* Requirement:
Only the lines from the start of the data through the line containing "(rent for 2" should be written out, exactly as they are, with both ends included and the pictures left out.

* Dataset extract:

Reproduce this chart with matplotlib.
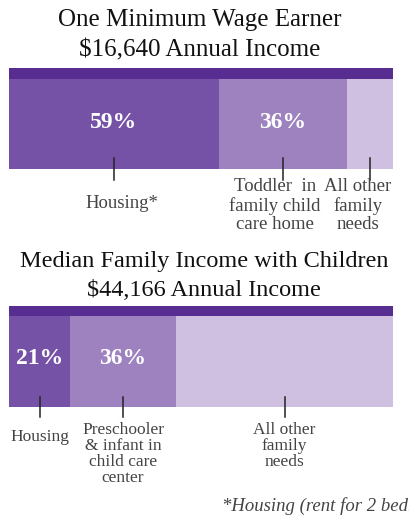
import matplotlib
matplotlib.use("Agg")
import matplotlib.pyplot as plt

# ---- data ----
top_title = ["One Minimum Wage Earner", "$16,640 Annual Income"]
top_widths = [54.7, 33.3, 12.0]          # drawn segment widths (% of bar)
top_pct_labels = ["59%", "36%", ""]
top_cat_labels = ["Housing*", "Toddler  in\nfamily child\ncare home", "All other\nfamily\nneeds"]

bot_title = ["Median Family Income with Children", "$44,166 Annual Income"]
bot_widths = [15.9, 27.6, 56.5]
bot_pct_labels = ["21%", "36%", ""]
bot_cat_labels = ["Housing", "Preschooler\n& infant in\nchild care\ncenter", "All other\nfamily\nneeds"]

footnote = "*Housing (rent for 2 bedroom apartment)"

# ---- layout (label horizontal nudges, in bar-% units) ----
top_label_shift = [2.1, -2.1, -3.2]
bot_label_shift = [0.0, 0.0, 0.0]

seg_colors = ["#7652a7", "#9d82bf", "#cfc0e1"]
band_color = "#572d92"
label_color = "#444444"
SERIF = "Liberation Serif"

W, H = 409, 516
fig = plt.figure(figsize=(W / 100, H / 100), dpi=100)
fig.patch.set_facecolor("white")


def px_axes(top_px, bottom_px, left_px=9, right_px=393):
    return fig.add_axes([left_px / W, 1 - bottom_px / H,
                         (right_px - left_px) / W, (bottom_px - top_px) / H])


def draw_bar(ax, widths, pct_labels, cat_labels, shifts, band_h, tick_y, label_specs,
             pct_y, lab_size, lab_ls):
    total_h = ax.get_ylim()[0]
    ax.barh(band_h / 2, sum(widths), height=band_h, left=0, color=band_color, linewidth=0)
    left = 0
    centers = []
    for w, c in zip(widths, seg_colors):
        ax.barh((band_h + total_h) / 2, w, height=total_h - band_h, left=left,
                color=c, linewidth=0)
        centers.append(left + w / 2)
        left += w
    for cx, p in zip(centers, pct_labels):
        if p:
            ax.text(cx, pct_y, p, ha="center", va="center", color="white",
                    fontsize=17, fontweight="bold", family=SERIF)
    for cx in centers:
        ax.plot([cx, cx], tick_y, color="#222222", lw=1.1, clip_on=False)
    for cx, s, lab, (y, va) in zip(centers, shifts, cat_labels, label_specs):
        ax.text(cx + s, y, lab, ha="center", va=va, color=label_color, fontsize=lab_size,
                family=SERIF, linespacing=lab_ls, clip_on=False)
    ax.set_xlim(0, 100)
    ax.axis("off")


# top chart
fig.text(200 / W, 1 - 20 / H, top_title[0], ha="center", va="center", fontsize=18,
         family=SERIF, color="#111111")
fig.text(200 / W, 1 - 50 / H, top_title[1], ha="center", va="center", fontsize=18,
         family=SERIF, color="#111111")
ax1 = px_axes(68, 169)
ax1.set_ylim(101, 0)
draw_bar(ax1, top_widths, top_pct_labels, top_cat_labels, top_label_shift, band_h=11,
         tick_y=(90, 112), label_specs=[(135, "center"), (110, "top"), (110, "top")],
         pct_y=54, lab_size=13.5, lab_ls=1.12)

# bottom chart
fig.text(204 / W, 1 - 262 / H, bot_title[0], ha="center", va="center", fontsize=17.5,
         family=SERIF, color="#111111")
fig.text(204 / W, 1 - 291 / H, bot_title[1], ha="center", va="center", fontsize=17.5,
         family=SERIF, color="#111111")
ax2 = px_axes(306, 407)
ax2.set_ylim(101, 0)
draw_bar(ax2, bot_widths, bot_pct_labels, bot_cat_labels, bot_label_shift, band_h=10,
         tick_y=(91, 111), label_specs=[(131, "center"), (116, "top"), (116, "top")],
         pct_y=53, lab_size=12.5, lab_ls=1.0)

fig.text(222 / W, 1 - 506 / H, footnote, ha="left", va="center", fontsize=13.5,
         family=SERIF, style="italic", color="#444444")

fig.savefig("out.png", dpi=100)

* Full output:
Reproduce this chart with matplotlib.
import matplotlib
matplotlib.use("Agg")
import matplotlib.pyplot as plt

# ---- data ----
top_title = ["One Minimum Wage Earner", "$16,640 Annual Income"]
top_widths = [54.7, 33.3, 12.0]          # drawn segment widths (% of bar)
top_pct_labels = ["59%", "36%", ""]
top_cat_labels = ["Housing*", "Toddler  in\nfamily child\ncare home", "All other\nfamily\nneeds"]

bot_title = ["Median Family Income with Children", "$44,166 Annual Income"]
bot_widths = [15.9, 27.6, 56.5]
bot_pct_labels = ["21%", "36%", ""]
bot_cat_labels = ["Housing", "Preschooler\n& infant in\nchild care\ncenter", "All other\nfamily\nneeds"]

footnote = "*Housing (rent for 2 bedroom apartment)"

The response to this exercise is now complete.